The lines of voters waiting to cast ballots soon grew lengthy. Men were sent to stand to one side, the women to another before entering the stations. Every person was searched carefully before being allowed to proceed.
So far, the voting has been peaceful, despite warnings by insurgents that the election would be disrupted.
The spectrum of who has come to vote is wide, from those just 18 years old, the minimum age, to the very elderly. People pushed invalids in wheelchairs to the polls, and helped along others having trouble walking. At one polling place, several people carried a crippled man in their arms so he could vote.

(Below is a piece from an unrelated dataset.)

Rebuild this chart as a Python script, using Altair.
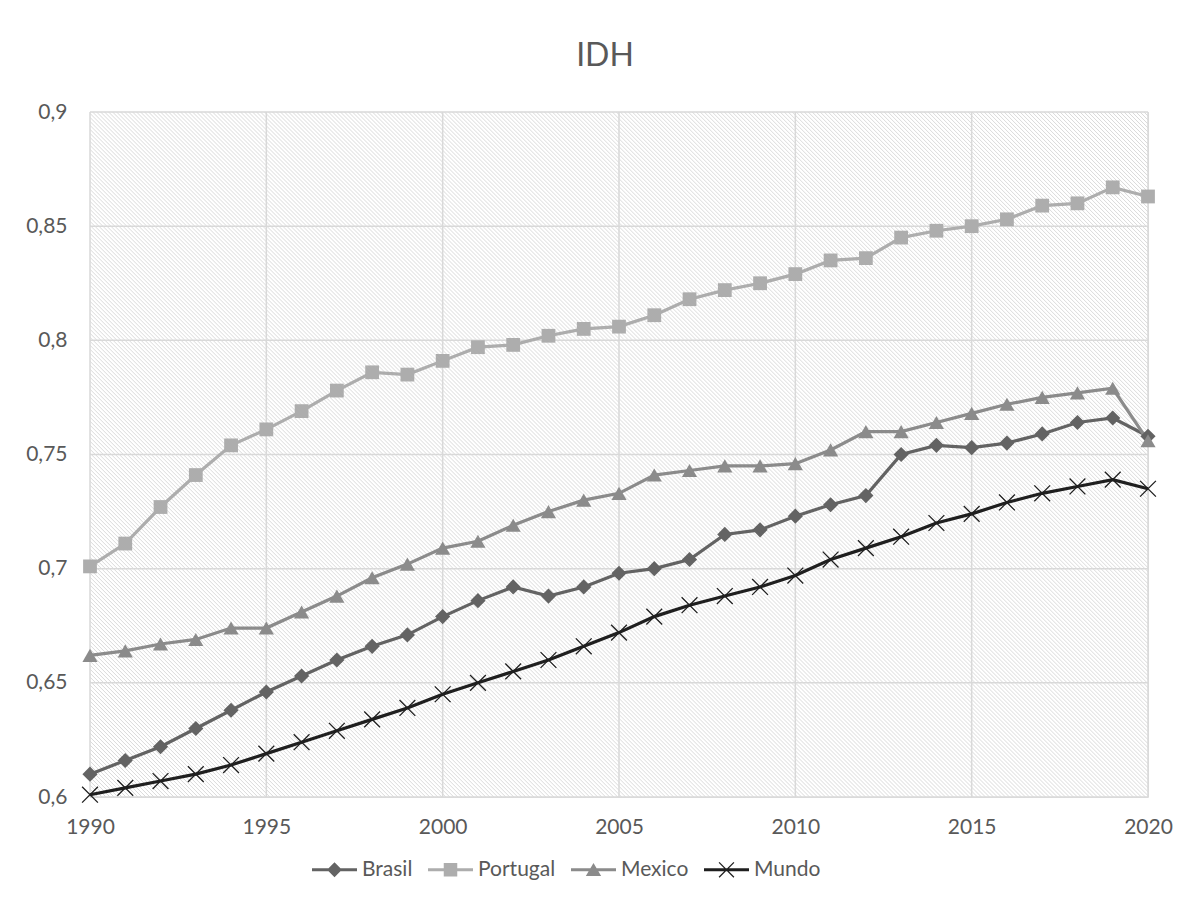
import altair as alt
import pandas as pd

years = [1990, 1991, 1992, 1993, 1994, 1995, 1996, 1997, 1998, 1999, 2000,
         2001, 2002, 2003, 2004, 2005, 2006, 2007, 2008, 2009, 2010,
         2011, 2012, 2013, 2014, 2015, 2016, 2017, 2018, 2019, 2020]
brasil = [0.610, 0.616, 0.622, 0.630, 0.638, 0.646, 0.653, 0.660, 0.666, 0.671, 0.679,
          0.686, 0.692, 0.688, 0.692, 0.698, 0.700, 0.704, 0.715, 0.717, 0.723,
          0.728, 0.732, 0.750, 0.754, 0.753, 0.755, 0.759, 0.764, 0.766, 0.758]
portugal = [0.701, 0.711, 0.727, 0.741, 0.754, 0.761, 0.769, 0.778, 0.786, 0.785, 0.791,
            0.797, 0.798, 0.802, 0.805, 0.806, 0.811, 0.818, 0.822, 0.825, 0.829,
            0.835, 0.836, 0.845, 0.848, 0.850, 0.853, 0.859, 0.860, 0.867, 0.863]
mexico = [0.662, 0.664, 0.667, 0.669, 0.674, 0.674, 0.681, 0.688, 0.696, 0.702, 0.709,
          0.712, 0.719, 0.725, 0.730, 0.733, 0.741, 0.743, 0.745, 0.745, 0.746,
          0.752, 0.760, 0.760, 0.764, 0.768, 0.772, 0.775, 0.777, 0.779, 0.756]
mundo = [0.601, 0.604, 0.607, 0.610, 0.614, 0.619, 0.624, 0.629, 0.634, 0.639, 0.645,
         0.650, 0.655, 0.660, 0.666, 0.672, 0.679, 0.684, 0.688, 0.692, 0.697,
         0.704, 0.709, 0.714, 0.720, 0.724, 0.729, 0.733, 0.736, 0.739, 0.735]

series_names = ["Brasil", "Portugal", "Mexico", "Mundo"]
series_values = [brasil, portugal, mexico, mundo]
colors = ["#636363", "#adadad", "#8b8b8b", "#1f1f1f"]
x_ticks = [1990, 1995, 2000, 2005, 2010, 2015, 2020]
y_ticks = [0.6, 0.65, 0.7, 0.75, 0.8, 0.85, 0.9]

rows = []
for name, vals in zip(series_names, series_values):
    for yr, v in zip(years, vals):
        rows.append({"year": yr, "value": v, "series": name})
df = pd.DataFrame(rows)

W, H = 1058, 685
FONT = "Lato"
TXT = "#595959"
GRID = "#d9d9d9"

x_scale = alt.Scale(domain=[1990, 2020], nice=False, zero=False)
y_scale = alt.Scale(domain=[0.6, 0.9], nice=False, zero=False)

# diagonal hatch background via a striped linear gradient
t = (W + H) / (W * W + H * H)
gx2 = t * W
gy2 = 1 - t * H
N = round((W + H) / 4)
stops = []
for k in range(N):
    stops.append(alt.GradientStop(offset=k / N, color="#dadada"))
    stops.append(alt.GradientStop(offset=(k + 0.25) / N, color="#ffffff"))
    stops.append(alt.GradientStop(offset=(k + 0.75) / N, color="#ffffff"))
stops.append(alt.GradientStop(offset=1.0, color="#dadada"))
hatch = alt.LinearGradient(gradient="linear", stops=stops, x1=0, y1=1, x2=gx2, y2=gy2)

x_axis = alt.Axis(values=x_ticks, format="d", grid=False, domain=False, ticks=False,
                  labelFontSize=21, labelColor=TXT, labelFont=FONT, labelPadding=19,
                  labelFlush=False, labelBound=False, labelOverlap=False,
                  title=None)
y_axis = alt.Axis(values=y_ticks, grid=False, domain=False, ticks=False,
                  labelFontSize=21, labelColor=TXT, labelFont=FONT, labelPadding=23,
                  labelFlush=False, labelBound=False, labelOverlap=False,
                  labelExpr="replace(format(datum.value, '.2~f'), '.', ',')",
                  title=None)

bg = alt.Chart(pd.DataFrame({"a": [0]})).mark_rect(fill=hatch, strokeWidth=0).encode(
    x=alt.X(datum=1990, type="quantitative", scale=x_scale, axis=x_axis),
    x2=alt.X2(datum=2020),
    y=alt.Y(datum=0.6, type="quantitative", scale=y_scale, axis=y_axis),
    y2=alt.Y2(datum=0.9),
)

vgrid = alt.Chart(pd.DataFrame({"x": x_ticks})).mark_rule(color=GRID, strokeWidth=1.5).encode(
    x=alt.X("x:Q", scale=x_scale, axis=x_axis)
)
hgrid = alt.Chart(pd.DataFrame({"y": y_ticks})).mark_rule(color=GRID, strokeWidth=1.5).encode(
    y=alt.Y("y:Q", scale=y_scale, axis=y_axis)
)

layers = [bg, vgrid, hgrid]

x_enc = alt.X("year:Q", scale=x_scale, axis=x_axis)
y_enc = alt.Y("value:Q", scale=y_scale, axis=y_axis)

for name, col in zip(series_names, colors):
    layers.append(
        alt.Chart(df).transform_filter(alt.datum.series == name)
        .mark_line(color=col, strokeWidth=3.2)
        .encode(x=x_enc, y=y_enc)
    )

point_marks = {
    "Brasil": dict(shape="diamond", filled=True, size=230, opacity=1),
    "Portugal": dict(shape="square", filled=True, size=190, opacity=1),
    "Mexico": dict(shape="triangle-up", filled=True, size=230, opacity=1),
    "Mundo": dict(shape="M-1,-1L1,1M-1,1L1,-1", filled=False, size=250, strokeWidth=1.3, opacity=1),
}
for name, col in zip(series_names, colors):
    layers.append(
        alt.Chart(df).transform_filter(alt.datum.series == name)
        .mark_point(color=col, **point_marks[name])
        .encode(x=x_enc, y=y_enc)
    )

bar = "M-1,-0.07H1V0.07H-1Z "
legend_paths = [
    bar + "M0,-0.33L0.33,0L0,0.33L-0.33,0Z",
    bar + "M-0.3,-0.3H0.3V0.3H-0.3Z",
    bar + "M0,-0.3L0.34,0.28H-0.34Z",
    bar + "M-0.35,-0.31L-0.31,-0.35L0.35,0.31L0.31,0.35Z M-0.35,0.31L0.31,-0.35L0.35,-0.31L-0.31,0.35Z",
]

leg = alt.Legend(title=None, orient="none", legendX=222, legendY=735, direction="horizontal",
                 symbolSize=2025, symbolStrokeWidth=0, labelFontSize=21, labelColor=TXT,
                 labelFont=FONT, labelOffset=5, columnPadding=15, padding=0)

legend_layer = alt.Chart(df).transform_filter("false").mark_point(filled=True, opacity=1, strokeWidth=0).encode(
    x=x_enc, y=y_enc,
    color=alt.Color("series:N", scale=alt.Scale(domain=series_names, range=colors), legend=leg),
    shape=alt.Shape("series:N", scale=alt.Scale(domain=series_names, range=legend_paths), legend=leg),
)
layers.append(legend_layer)

chart = alt.layer(*layers).properties(
    width=W,
    height=H,
    autosize=alt.AutoSizeParams(type="none"),
    padding={"left": 90, "top": 112, "right": 55, "bottom": 117},
    title=alt.TitleParams("IDH", fontSize=32, color=TXT, font=FONT, fontWeight="normal",
                          anchor="middle", baseline="alphabetic", offset=3, dx=-14),
    background="white",
).configure_view(stroke=None).configure(font=FONT)

chart.save("out.html", embed_options={"renderer": "svg", "actions": False})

The ballot itself is huge. There are some more than 100 separate political parties, each fielding a large number of candidates. But in the Kurdistan Region, two parties predominate: the Kurdistan Democratic Party and the Patriotic Union of Kurdistan. Before the election these two parties joined together to field a common slate. The tactic is meant to try and place as many Kurdish representatives in the new National Assembly, both to strengthen the Kurd's political voice in Baghdad and to help ensure that when Iraq's new constitution is written later this year Kurdish interests such as continued autonomy are preserved.
To ensure people do not vote more than once, each voter must dip a finger in indelible blue ink. And people leaving the voting stations are holding those fingers high, to show they have taken part in Iraq's first free balloting in half a century.